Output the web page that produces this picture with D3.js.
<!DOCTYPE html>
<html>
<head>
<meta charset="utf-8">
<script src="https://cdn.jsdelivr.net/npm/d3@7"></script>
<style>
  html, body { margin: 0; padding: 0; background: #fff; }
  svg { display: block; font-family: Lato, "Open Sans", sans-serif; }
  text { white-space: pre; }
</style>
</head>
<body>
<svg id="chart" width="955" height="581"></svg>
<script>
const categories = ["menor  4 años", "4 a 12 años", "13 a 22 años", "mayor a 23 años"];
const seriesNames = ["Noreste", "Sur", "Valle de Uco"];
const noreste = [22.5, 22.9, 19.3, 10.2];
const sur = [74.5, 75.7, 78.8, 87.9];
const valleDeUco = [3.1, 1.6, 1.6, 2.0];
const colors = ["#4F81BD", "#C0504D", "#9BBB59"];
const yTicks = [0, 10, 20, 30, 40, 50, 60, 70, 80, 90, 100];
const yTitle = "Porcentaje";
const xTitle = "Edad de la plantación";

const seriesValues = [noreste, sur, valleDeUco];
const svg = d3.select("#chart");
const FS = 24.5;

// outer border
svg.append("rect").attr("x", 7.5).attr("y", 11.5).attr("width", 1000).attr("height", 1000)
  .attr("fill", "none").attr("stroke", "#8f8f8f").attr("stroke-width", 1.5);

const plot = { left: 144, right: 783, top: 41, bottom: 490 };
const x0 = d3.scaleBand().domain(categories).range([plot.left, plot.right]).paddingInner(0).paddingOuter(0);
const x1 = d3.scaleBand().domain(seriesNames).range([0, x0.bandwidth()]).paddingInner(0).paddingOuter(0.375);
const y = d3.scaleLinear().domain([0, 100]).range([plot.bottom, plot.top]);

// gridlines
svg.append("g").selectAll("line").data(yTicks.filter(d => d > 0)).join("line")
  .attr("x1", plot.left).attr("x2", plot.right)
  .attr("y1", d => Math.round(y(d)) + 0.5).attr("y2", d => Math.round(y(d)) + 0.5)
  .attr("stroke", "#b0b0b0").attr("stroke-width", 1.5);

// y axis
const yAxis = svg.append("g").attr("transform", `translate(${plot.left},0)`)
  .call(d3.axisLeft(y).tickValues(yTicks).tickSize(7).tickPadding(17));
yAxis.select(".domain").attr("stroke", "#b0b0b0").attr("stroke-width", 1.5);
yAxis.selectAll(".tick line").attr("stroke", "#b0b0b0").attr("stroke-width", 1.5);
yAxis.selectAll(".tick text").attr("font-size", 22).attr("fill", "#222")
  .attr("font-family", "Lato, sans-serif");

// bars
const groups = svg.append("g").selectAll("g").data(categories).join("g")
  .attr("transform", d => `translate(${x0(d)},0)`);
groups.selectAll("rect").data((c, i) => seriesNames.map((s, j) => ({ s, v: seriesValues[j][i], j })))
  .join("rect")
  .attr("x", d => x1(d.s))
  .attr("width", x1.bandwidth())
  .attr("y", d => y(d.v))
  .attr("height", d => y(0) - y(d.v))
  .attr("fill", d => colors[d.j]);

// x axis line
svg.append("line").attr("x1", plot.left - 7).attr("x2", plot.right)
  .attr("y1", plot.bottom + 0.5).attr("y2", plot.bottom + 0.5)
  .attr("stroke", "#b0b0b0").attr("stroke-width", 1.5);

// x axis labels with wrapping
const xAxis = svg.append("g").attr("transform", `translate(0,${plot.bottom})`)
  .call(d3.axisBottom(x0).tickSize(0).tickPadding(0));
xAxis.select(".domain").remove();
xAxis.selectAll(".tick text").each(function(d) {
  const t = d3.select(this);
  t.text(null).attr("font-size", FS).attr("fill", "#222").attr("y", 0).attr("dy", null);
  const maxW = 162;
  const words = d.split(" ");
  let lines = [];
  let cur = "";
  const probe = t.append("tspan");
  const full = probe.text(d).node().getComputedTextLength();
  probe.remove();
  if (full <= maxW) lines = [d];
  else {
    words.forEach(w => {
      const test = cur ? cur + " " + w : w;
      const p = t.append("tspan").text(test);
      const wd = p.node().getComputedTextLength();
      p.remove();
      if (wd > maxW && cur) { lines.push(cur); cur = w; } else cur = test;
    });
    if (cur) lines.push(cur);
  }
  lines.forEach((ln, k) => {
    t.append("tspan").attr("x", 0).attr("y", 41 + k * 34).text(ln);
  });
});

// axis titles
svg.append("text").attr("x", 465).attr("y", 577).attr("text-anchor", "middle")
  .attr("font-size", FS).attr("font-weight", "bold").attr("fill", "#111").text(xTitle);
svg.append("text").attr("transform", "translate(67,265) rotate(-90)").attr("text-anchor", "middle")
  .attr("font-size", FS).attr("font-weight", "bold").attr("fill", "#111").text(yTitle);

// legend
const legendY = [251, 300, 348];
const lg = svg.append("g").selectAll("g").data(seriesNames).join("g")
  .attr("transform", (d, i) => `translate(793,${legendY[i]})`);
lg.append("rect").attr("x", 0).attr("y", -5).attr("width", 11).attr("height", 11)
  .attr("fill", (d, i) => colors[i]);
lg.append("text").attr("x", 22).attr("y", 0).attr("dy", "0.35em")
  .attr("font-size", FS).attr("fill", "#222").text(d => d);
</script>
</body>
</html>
════
Determine the number of lines in the data that contain "with" as a word or string, and state only that number.

2